Apple is under investigation by the European Commission (an EU body) after Spotify made complaints of anti-competitive behaviour.

What does this mean?

Spotify has alleged that Apple is restricting its business and disadvantaging other app developers with anti-competitive practices. On its website “Time to Play Fair”, Spotify states that it is subject to an “Apple Tax”. By this, it’s referring to the whopping 30% cut paid to Apple on all in-app purchases on Apple’s App Store (which hits hard when Spotify try to sell in-app upgrades to its premium service).

Spotify also pointed towards Apple’s extensive rules for developers, restricting the features that they can incorporate into their Apps. For example, Spotify is not allowed to redirect iOS users from the Spotify app to its website to pay for premium upgrades. As a result, in-app purchases must be made through the App Store, forcing Spotify to pay the tax. Spotify further claims that it is blocked from streaming via Siri or HomePod and has limited capabilities on Apple Watch.
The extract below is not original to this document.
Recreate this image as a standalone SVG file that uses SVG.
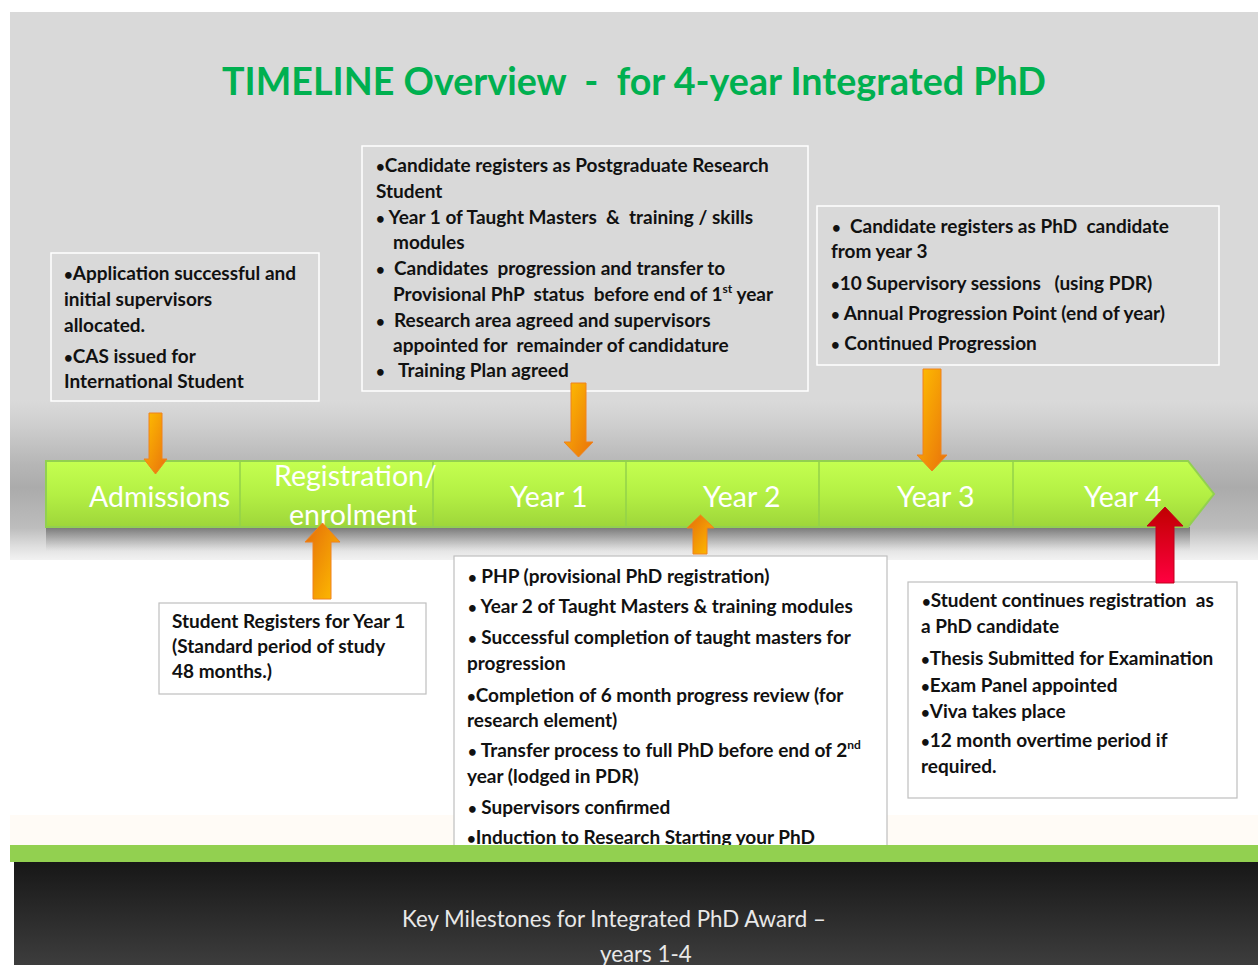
<svg xmlns="http://www.w3.org/2000/svg" width="1258" height="965" viewBox="0 0 1258 965">
<style>
text{white-space:pre;font-family:Lato,"Liberation Sans",sans-serif}
.b{font-weight:bold;font-size:19px;fill:#111}
.seg{font-size:28.5px;fill:#ffffff}
.top{fill:none;stroke:#ffffff;stroke-width:1.5}
.bot{fill:#ffffff;stroke:#bfbfbf;stroke-width:1.2}
.ao{fill:url(#gDown);stroke:#f0821e;stroke-width:1}
.au{fill:url(#gUp);stroke:#f0821e;stroke-width:1}
.ar{fill:url(#gRed);stroke:#c0001a;stroke-width:1}
.div{stroke:#93d24a;stroke-width:1.5}
.sup{font-size:12px}
.u{font-size:15px}
</style>
<defs>
<linearGradient id="gBand" gradientUnits="userSpaceOnUse" x1="0" y1="400" x2="0" y2="560">
<stop offset="0" stop-color="#dadada"/>
<stop offset="0.15" stop-color="#cfcfcf"/>
<stop offset="0.4" stop-color="#b6b6b6"/>
<stop offset="0.55" stop-color="#ababab"/>
<stop offset="0.8" stop-color="#bdbdbd"/>
<stop offset="0.92" stop-color="#e0e0e0"/>
<stop offset="1" stop-color="#f2f2f2"/>
</linearGradient>
<linearGradient id="gBar" x1="0" y1="0" x2="0" y2="1">
<stop offset="0" stop-color="#c4ff50"/>
<stop offset="0.5" stop-color="#b4f044"/>
<stop offset="1" stop-color="#9ed63a"/>
</linearGradient>
<linearGradient id="gShadow" x1="0" y1="0" x2="0" y2="1">
<stop offset="0" stop-color="#606060" stop-opacity="0.75"/>
<stop offset="1" stop-color="#909090" stop-opacity="0"/>
</linearGradient>
<linearGradient id="gDown" x1="0" y1="0" x2="1" y2="1">
<stop offset="0" stop-color="#ffc000"/>
<stop offset="1" stop-color="#e8700c"/>
</linearGradient>
<linearGradient id="gUp" x1="0" y1="0" x2="1" y2="1">
<stop offset="0" stop-color="#e46c0a"/>
<stop offset="1" stop-color="#ffc000"/>
</linearGradient>
<linearGradient id="gRed" x1="0" y1="0" x2="0" y2="1">
<stop offset="0" stop-color="#c00000"/>
<stop offset="1" stop-color="#ff0040"/>
</linearGradient>
<linearGradient id="gFoot" x1="0" y1="0" x2="0" y2="1">
<stop offset="0" stop-color="#171717"/>
<stop offset="1" stop-color="#3d3d3d"/>
</linearGradient>
</defs>

<g id="background">
<rect x="0" y="0" width="1258" height="965" fill="#ffffff"/>
<rect x="10" y="12" width="1248" height="390" fill="#d9d9d9"/>
<rect x="10" y="400" width="1248" height="160" fill="url(#gBand)"/>
<rect x="10" y="815" width="1248" height="30" fill="#fffbf6"/>
</g>

<g id="title">
<text x="222" y="95" font-size="39" font-weight="bold" fill="#00b050" textLength="824" lengthAdjust="spacingAndGlyphs">TIMELINE Overview  -  for 4-year Integrated PhD</text>
</g>

<g id="timeline">
<rect x="46" y="527" width="1144" height="24" fill="url(#gShadow)"/>
<polygon points="46,461 1188,461 1214,494 1188,527 46,527" fill="url(#gBar)" stroke="#92d050" stroke-width="2"/>
<line class="div" x1="240" y1="462" x2="240" y2="526"/>
<line class="div" x1="433" y1="462" x2="433" y2="526"/>
<line class="div" x1="626" y1="462" x2="626" y2="526"/>
<line class="div" x1="819" y1="462" x2="819" y2="526"/>
<line class="div" x1="1013" y1="462" x2="1013" y2="526"/>
</g>
<g id="seg-admissions"><text class="seg" x="89" y="507">Admissions</text></g>
<g id="seg-registration"><text class="seg" x="274" y="486">Registration/</text><text class="seg" x="289" y="525">enrolment</text></g>
<g id="seg-year1"><text class="seg" x="510" y="507">Year 1</text></g>
<g id="seg-year2"><text class="seg" x="703" y="507">Year 2</text></g>
<g id="seg-year3"><text class="seg" x="897" y="507">Year 3</text></g>
<g id="seg-year4"><text class="seg" x="1084" y="507">Year 4</text></g>

<g id="box-admissions">
<rect class="top" x="51" y="253" width="268" height="148"/>
<text class="b" x="64" y="280"><tspan class="u">•</tspan>Application successful and</text>
<text class="b" x="64" y="306">initial supervisors</text>
<text class="b" x="64" y="332">allocated.</text>
<text class="b" x="64" y="363"><tspan class="u">•</tspan>CAS issued for</text>
<text class="b" x="64" y="388">International Student</text>
</g>

<g id="box-year1">
<rect class="top" x="362" y="146" width="446" height="245"/>
<text class="b" x="376" y="172"><tspan class="u">•</tspan>Candidate registers as Postgraduate Research</text>
<text class="b" x="376" y="198">Student</text>
<text class="b" x="376" y="224"><tspan class="u">•</tspan> Year 1 of Taught Masters  &amp;  training / skills</text>
<text class="b" x="393" y="249">modules</text>
<text class="b" x="376" y="275"><tspan class="u">•</tspan>  Candidates  progression and transfer to</text>
<text class="b" x="393" y="301">Provisional PhP  status  before end of 1<tspan class="sup" dy="-8">st</tspan><tspan dy="8"> year</tspan></text>
<text class="b" x="376" y="327"><tspan class="u">•</tspan>  Research area agreed and supervisors</text>
<text class="b" x="393" y="352">appointed for  remainder of candidature</text>
<text class="b" x="376" y="377"><tspan class="u">•</tspan>   Training Plan agreed</text>
</g>

<g id="box-year3">
<rect class="top" x="817" y="206" width="402" height="159"/>
<text class="b" x="832" y="233"><tspan class="u">•</tspan>  Candidate registers as PhD  candidate</text>
<text class="b" x="831" y="258">from year 3</text>
<text class="b" x="831" y="290"><tspan class="u">•</tspan>10 Supervisory sessions   (using PDR)</text>
<text class="b" x="831" y="320"><tspan class="u">•</tspan> Annual Progression Point (end of year)</text>
<text class="b" x="831" y="350"><tspan class="u">•</tspan> Continued Progression</text>
</g>

<g id="box-registration">
<rect class="bot" x="159" y="603" width="267" height="91"/>
<text class="b" x="172" y="628">Student Registers for Year 1</text>
<text class="b" x="172" y="653">(Standard period of study</text>
<text class="b" x="172" y="678">48 months.)</text>
</g>

<g id="box-year2">
<rect class="bot" x="454" y="556" width="433" height="295"/>
<text class="b" x="468" y="583"><tspan class="u">•</tspan> PHP (provisional PhD registration)</text>
<text class="b" x="468" y="613"><tspan class="u">•</tspan> Year 2 of Taught Masters &amp; training modules</text>
<text class="b" x="468" y="644"><tspan class="u">•</tspan> Successful completion of taught masters for</text>
<text class="b" x="467" y="670">progression</text>
<text class="b" x="467" y="702"><tspan class="u">•</tspan>Completion of 6 month progress review (for</text>
<text class="b" x="467" y="727">research element)</text>
<text class="b" x="468" y="757"><tspan class="u">•</tspan> Transfer process to full PhD before end of 2<tspan class="sup" dy="-8">nd</tspan></text>
<text class="b" x="467" y="783">year (lodged in PDR)</text>
<text class="b" x="468" y="814"><tspan class="u">•</tspan> Supervisors confirmed</text>
<text class="b" x="467" y="844"><tspan class="u">•</tspan>Induction to Research Starting your PhD</text>
</g>

<g id="box-year4">
<rect class="bot" x="908" y="582" width="329" height="216"/>
<text class="b" x="922" y="607"><tspan class="u">•</tspan>Student continues registration  as</text>
<text class="b" x="921" y="633">a PhD candidate</text>
<text class="b" x="921" y="665"><tspan class="u">•</tspan>Thesis Submitted for Examination</text>
<text class="b" x="921" y="692"><tspan class="u">•</tspan>Exam Panel appointed</text>
<text class="b" x="921" y="718"><tspan class="u">•</tspan>Viva takes place</text>
<text class="b" x="921" y="747"><tspan class="u">•</tspan>12 month overtime period if</text>
<text class="b" x="921" y="773">required.</text>
</g>

<g id="connectors">
<path class="ao" d="M149,413 H162 V459 H167 L155.5,474 L144,459 H149 Z"/>
<path class="ao" d="M571,383 H586 V442 H593 L578.5,457 L564,442 H571 Z"/>
<path class="ao" d="M923,369 H941 V455 H947 L932,471 L917,455 H923 Z"/>
<path class="au" d="M313,599 H331 V542 H340 L322.5,523 L305,542 H313 Z"/>
<path class="au" d="M693,554 H707 V528 H714 L700.5,515 L687,528 H693 Z"/>
<path class="ar" d="M1156,583 H1174 V526 H1183 L1165,507 L1147,526 H1156 Z"/>
</g>

<g id="footer">
<rect x="10" y="845" width="1248" height="17" fill="#92d050"/>
<rect x="14" y="862" width="1244" height="103" fill="url(#gFoot)"/>
<text x="402" y="927" font-size="22.3" fill="#e8e8e8">Key Milestones for Integrated PhD Award –</text>
<text x="600" y="962" font-size="22.3" fill="#e8e8e8">years 1-4</text>
</g>
</svg>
What's the big picture effect?

Spotify has been forced to artificially inflate its prices to cover the cost of the tax. As Apple’s own music streaming service “Apple Music” isn’t subject to the charge, it appears artificially cheaper than Spotify. This has driven Spotify to completely remove the premium upgrade option within the app to keep prices competitive. Its consumer’s experience is therefore detrimentally impacted, as iOS users cannot take advantage of the ease of upgrading the service within the app.

Additionally, by limiting other functions (such as limited Siri integration), Apple makes Spotify look less functional in comparison to its own service. As Apple Music is supported across the whole Apple ecosystem, Apple Music looks flexible compared to Spotify because of its unrestricted reach.

However, it’s important to remember that Spotify isn’t wholly disadvantaged by its current arrangement with Apple. The company boasts 200 million active ‘freemium’ users, but only 87 million premium subscribers. Spotify profits from its free users because of the ad-supported revenue gained from freemium users, as these are not subject to the Apple Tax. Apple also stated that the tax is held at 30% for Spotify’s first year of in-app sales. But after the first year, it drops to 15% for the years after.

The EC is investigating this situation. The Commission recently fined Google £1.3 billion for denying companies the ability to compete on merit and innovate. Should similarities be found, Apple may be slapped with a heavy fine.